The mapping established by mmap(2) replaces any previous mappings for the specified address range.
The flags MAP_SHARED and MAP_PRIVATE specify the type of mapping. You must specify a mapping type. If the MAP_SHARED flag is set, write operations modify the mapped object. No further operations on the object are needed to make the change. If the MAP_PRIVATE flag is set, the first write operation to the mapped area creates a copy of the page. All further write operations reference the copy. Only modified pages are copied.
A mapping type is retained across a fork(2).
After you have established the mapping through mmap(2), the file descriptor used in the call is no longer used. If you close the file, the mapping remains until munmap(2) undoes the mapping. Creating a new mapping replaces an existing mapping.
A mapped file can be shortened by a call to truncate. An attempt to access the area of the file that no longer exists causes a SIGBUS signal.
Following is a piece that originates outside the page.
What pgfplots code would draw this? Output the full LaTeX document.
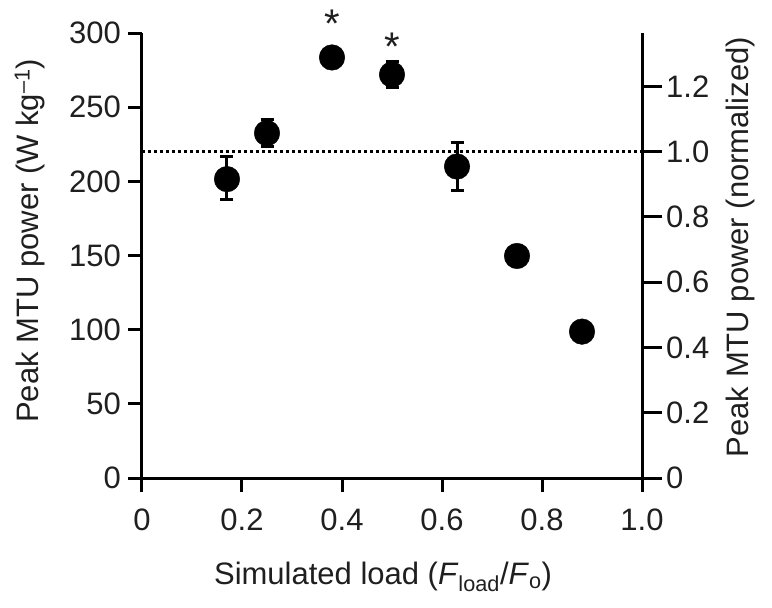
\documentclass[border=0pt]{standalone}
\usepackage{fontspec}
\setmainfont{Liberation Sans}
\usepackage{pgfplots}
\usepackage{pgfplotstable}
\pgfplotsset{compat=1.18}
\pgfplotstableread{
x y ep em
0.17 201.5 15 14
0.25 232.5 9 9
0.38 283.5 0 0
0.50 272 9 9
0.63 210 16 16.5
0.75 149.7 0 0
0.88 98.7 0 0
}\datatab
\newcommand{\bigf}{\fontsize{31}{37}\selectfont}
\begin{document}
\begin{tikzpicture}
\begin{axis}[
  scale only axis, width=500pt, height=445pt,
  xmin=0, xmax=1, ymin=0, ymax=300,
  axis x line*=bottom, axis y line*=left,
  axis line style={line width=3pt, -},
  tick style={line width=3pt, black},
  major tick style={line width=3pt, black},
  tick align=outside,
  major tick length=14pt,
  xtick={0,0.2,0.4,0.6,0.8,1.0},
  xticklabels={0,0.2,0.4,0.6,0.8,1.0},
  ytick={0,50,100,150,200,250,300},
  /pgf/number format/assume math mode=true,
  tick label style={font=\bigf, text=black!88},
  yticklabel style={anchor=east, inner sep=0pt, xshift=-7pt},
  xticklabel style={anchor=north, inner sep=0pt, yshift=-17pt},
  label style={font=\bigf, text=black!88},
  xlabel={Simulated load (\textit{F}\textsubscript{load}/\textit{F}\textsubscript{o})},
  ylabel={Peak MTU power (W kg\textsuperscript{–1})},
  xlabel style={at={(axis description cs:0.482,-0.222)}, anchor=center},
  ylabel style={at={(axis description cs:-0.224,0.533)}, anchor=center},
  clip=false,
]
\addplot[black, line width=3pt, dash pattern=on 3pt off 3pt, forget plot] coordinates {(0,220) (1,220)};
\addplot[only marks, mark=*, mark size=12.8pt, black,
  error bars/.cd, y dir=both, y explicit,
  error bar style={line width=3pt, black},
  error mark options={rotate=90, mark size=6.5pt, line width=3pt}]
  table[x=x, y=y, y error plus=ep, y error minus=em] {\datatab};
\node[font=\fontsize{40}{40}\selectfont, text=black!88] at (axis cs:0.38,306.5) {*};
\node[font=\fontsize{40}{40}\selectfont, text=black!88] at (axis cs:0.50,291) {*};
\coordinate (bl) at (axis description cs:-0.284,-0.2899);
\coordinate (tr) at (axis description cs:1.26,1.0742);
\end{axis}
\begin{axis}[
  scale only axis, width=500pt, height=445pt,
  xmin=0, xmax=1, ymin=0, ymax=1.363636,
  axis x line=none, axis y line*=right,
  axis line style={line width=3pt, -},
  tick style={line width=3pt, black},
  major tick style={line width=3pt, black},
  tick align=outside,
  major tick length=20pt,
  ytick={0,0.2,0.4,0.6,0.8,1.0,1.2},
  yticklabels={0,0.2,0.4,0.6,0.8,1.0,1.2},
  /pgf/number format/assume math mode=true,
  tick label style={font=\bigf, text=black!88},
  yticklabel style={anchor=west, inner sep=0pt, xshift=4pt},
  label style={font=\bigf, text=black!88},
  ylabel={Peak MTU power (normalized)},
  ylabel style={at={(axis description cs:1.196,0.519)}, anchor=center},
]
\end{axis}
\pgfresetboundingbox
\path[use as bounding box] (bl) rectangle (tr);
\end{tikzpicture}
\end{document}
Mapping /dev/zero gives the calling program a block of zero-filled virtual memory. This can also be done by setting the MAP_ANON flag and the file descriptor variable, filedes to -1. The size of the block is specified in the call to mmap(2).
Some devices or files are useful only when accessed by mapping. Frame buffer devices used to support bit-mapped displays are an example of this phenomenon. Display management algorithms are much simpler to implement when the algorithms operate directly on the addresses of the display.
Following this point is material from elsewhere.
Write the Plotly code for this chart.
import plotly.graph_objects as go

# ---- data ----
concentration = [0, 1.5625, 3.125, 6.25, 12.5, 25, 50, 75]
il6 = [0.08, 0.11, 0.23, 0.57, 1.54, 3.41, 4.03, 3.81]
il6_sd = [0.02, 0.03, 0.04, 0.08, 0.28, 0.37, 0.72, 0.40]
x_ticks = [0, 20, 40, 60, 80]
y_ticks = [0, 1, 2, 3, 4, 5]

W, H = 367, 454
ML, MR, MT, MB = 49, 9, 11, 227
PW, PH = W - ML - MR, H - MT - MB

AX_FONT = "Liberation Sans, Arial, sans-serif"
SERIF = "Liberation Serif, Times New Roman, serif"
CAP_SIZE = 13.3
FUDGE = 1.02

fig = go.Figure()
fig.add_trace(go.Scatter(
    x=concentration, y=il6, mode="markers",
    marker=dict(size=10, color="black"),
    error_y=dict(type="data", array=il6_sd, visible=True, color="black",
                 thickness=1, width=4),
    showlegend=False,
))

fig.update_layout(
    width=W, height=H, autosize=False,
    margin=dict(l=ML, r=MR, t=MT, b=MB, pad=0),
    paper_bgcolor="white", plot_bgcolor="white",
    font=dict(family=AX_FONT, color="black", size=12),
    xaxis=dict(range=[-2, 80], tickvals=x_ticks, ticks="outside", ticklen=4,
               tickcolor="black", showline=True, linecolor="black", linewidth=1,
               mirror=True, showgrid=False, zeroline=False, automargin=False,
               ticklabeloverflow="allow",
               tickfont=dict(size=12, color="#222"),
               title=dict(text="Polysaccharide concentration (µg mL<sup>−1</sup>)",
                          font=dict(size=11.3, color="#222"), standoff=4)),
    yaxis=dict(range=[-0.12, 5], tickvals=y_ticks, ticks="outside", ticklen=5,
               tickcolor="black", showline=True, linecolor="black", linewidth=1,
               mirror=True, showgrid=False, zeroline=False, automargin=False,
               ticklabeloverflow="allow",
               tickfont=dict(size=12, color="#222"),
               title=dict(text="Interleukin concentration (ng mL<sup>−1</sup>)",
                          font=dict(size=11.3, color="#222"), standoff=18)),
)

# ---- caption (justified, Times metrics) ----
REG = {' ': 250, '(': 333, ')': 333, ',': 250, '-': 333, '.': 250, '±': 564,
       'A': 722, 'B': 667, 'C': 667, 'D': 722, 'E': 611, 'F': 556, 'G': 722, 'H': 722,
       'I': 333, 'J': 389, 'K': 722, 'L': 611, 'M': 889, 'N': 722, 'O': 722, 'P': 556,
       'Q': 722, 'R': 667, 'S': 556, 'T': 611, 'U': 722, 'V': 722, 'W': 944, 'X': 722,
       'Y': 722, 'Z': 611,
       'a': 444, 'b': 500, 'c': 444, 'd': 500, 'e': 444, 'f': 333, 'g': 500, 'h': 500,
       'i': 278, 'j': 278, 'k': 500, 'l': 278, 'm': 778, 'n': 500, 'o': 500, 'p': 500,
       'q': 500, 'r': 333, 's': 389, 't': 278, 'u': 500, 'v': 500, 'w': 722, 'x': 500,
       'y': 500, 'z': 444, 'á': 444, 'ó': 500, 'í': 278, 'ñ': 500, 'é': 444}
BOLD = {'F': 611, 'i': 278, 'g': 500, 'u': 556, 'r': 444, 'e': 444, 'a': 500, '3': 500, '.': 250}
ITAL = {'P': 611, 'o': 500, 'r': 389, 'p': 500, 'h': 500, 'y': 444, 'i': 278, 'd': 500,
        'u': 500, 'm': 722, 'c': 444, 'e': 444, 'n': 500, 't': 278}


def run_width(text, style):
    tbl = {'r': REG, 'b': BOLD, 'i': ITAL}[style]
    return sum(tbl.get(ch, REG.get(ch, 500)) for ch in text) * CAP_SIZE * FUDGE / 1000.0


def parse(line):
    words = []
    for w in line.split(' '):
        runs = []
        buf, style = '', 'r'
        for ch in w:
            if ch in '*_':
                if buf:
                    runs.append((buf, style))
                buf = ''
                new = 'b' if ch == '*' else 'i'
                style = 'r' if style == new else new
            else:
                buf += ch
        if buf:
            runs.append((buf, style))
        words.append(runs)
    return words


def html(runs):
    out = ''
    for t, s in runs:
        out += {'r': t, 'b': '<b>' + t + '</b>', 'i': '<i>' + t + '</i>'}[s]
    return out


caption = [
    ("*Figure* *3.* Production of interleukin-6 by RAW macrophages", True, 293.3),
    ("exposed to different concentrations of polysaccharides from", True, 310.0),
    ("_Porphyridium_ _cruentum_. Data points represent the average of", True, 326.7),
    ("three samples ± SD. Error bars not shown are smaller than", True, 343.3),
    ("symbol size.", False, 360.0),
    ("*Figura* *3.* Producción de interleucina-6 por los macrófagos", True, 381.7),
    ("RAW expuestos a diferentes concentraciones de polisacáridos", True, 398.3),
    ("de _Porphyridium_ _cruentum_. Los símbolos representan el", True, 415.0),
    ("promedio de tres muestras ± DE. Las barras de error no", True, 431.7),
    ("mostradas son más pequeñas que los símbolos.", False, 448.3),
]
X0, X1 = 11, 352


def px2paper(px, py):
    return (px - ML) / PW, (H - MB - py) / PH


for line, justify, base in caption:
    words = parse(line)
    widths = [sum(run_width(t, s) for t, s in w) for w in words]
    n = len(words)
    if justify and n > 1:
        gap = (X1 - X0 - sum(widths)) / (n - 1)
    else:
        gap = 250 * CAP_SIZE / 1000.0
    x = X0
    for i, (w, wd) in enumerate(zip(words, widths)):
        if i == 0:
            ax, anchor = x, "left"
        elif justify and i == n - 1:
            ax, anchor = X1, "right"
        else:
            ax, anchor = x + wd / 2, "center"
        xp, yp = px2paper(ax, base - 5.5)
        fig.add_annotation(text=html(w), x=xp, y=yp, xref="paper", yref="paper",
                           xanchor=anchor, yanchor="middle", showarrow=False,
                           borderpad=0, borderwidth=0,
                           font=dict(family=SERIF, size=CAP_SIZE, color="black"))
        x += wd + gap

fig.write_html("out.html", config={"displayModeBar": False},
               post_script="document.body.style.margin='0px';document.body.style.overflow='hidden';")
The virtual memory system in SunOS is a cache system, in which processor memory buffers data from file system objects. Interfaces are provided to control or interrogate the status of the cache.
The mincore(2) interface determines the residency of the memory pages in the address space covered by mappings in the specified range. Because the status of a page can change after mincore checks the page but before mincore returns the data, returned information can be outdated. Only locked pages are guaranteed to remain in memory.
mlock(3C) causes the pages in the specified address range to be locked in physical memory. References to locked pages in this process or in other processes do not result in page faults that require an I/O operation. Because this I/O operation interferes with normal operation of virtual memory, as well as slowing other processes, the use of mlock is limited to the superuser. The limit to the number of pages that can be locked in memory is dependent on system configuration. The call to mlock fails if this limit is exceeded.
munlock releases the locks on physical pages. If multiple mlock calls are made on an address range of a single mapping, a single munlock call releases the locks. However, if different mappings to the same pages are locked by mlock, the pages are not unlocked until the locks on all the mappings are released.
The copy-on-write event that is associated with a MAP_PRIVATE mapping transfers a lock on the source page to the destination page. Thus locks on an address range that includes MAP_PRIVATE mappings are retained transparently along with the copy-on-write redirection. For a discussion of this redirection, see Creating and Using Mappings.
mlockall(3C) and munlockall(3C) are similar to mlock and munlock, but mlockall and munlockall operate on entire address spaces. mlockall sets locks on all pages in the address space and munlockall removes all locks on all pages in the address space, whether established by mlock or mlockall.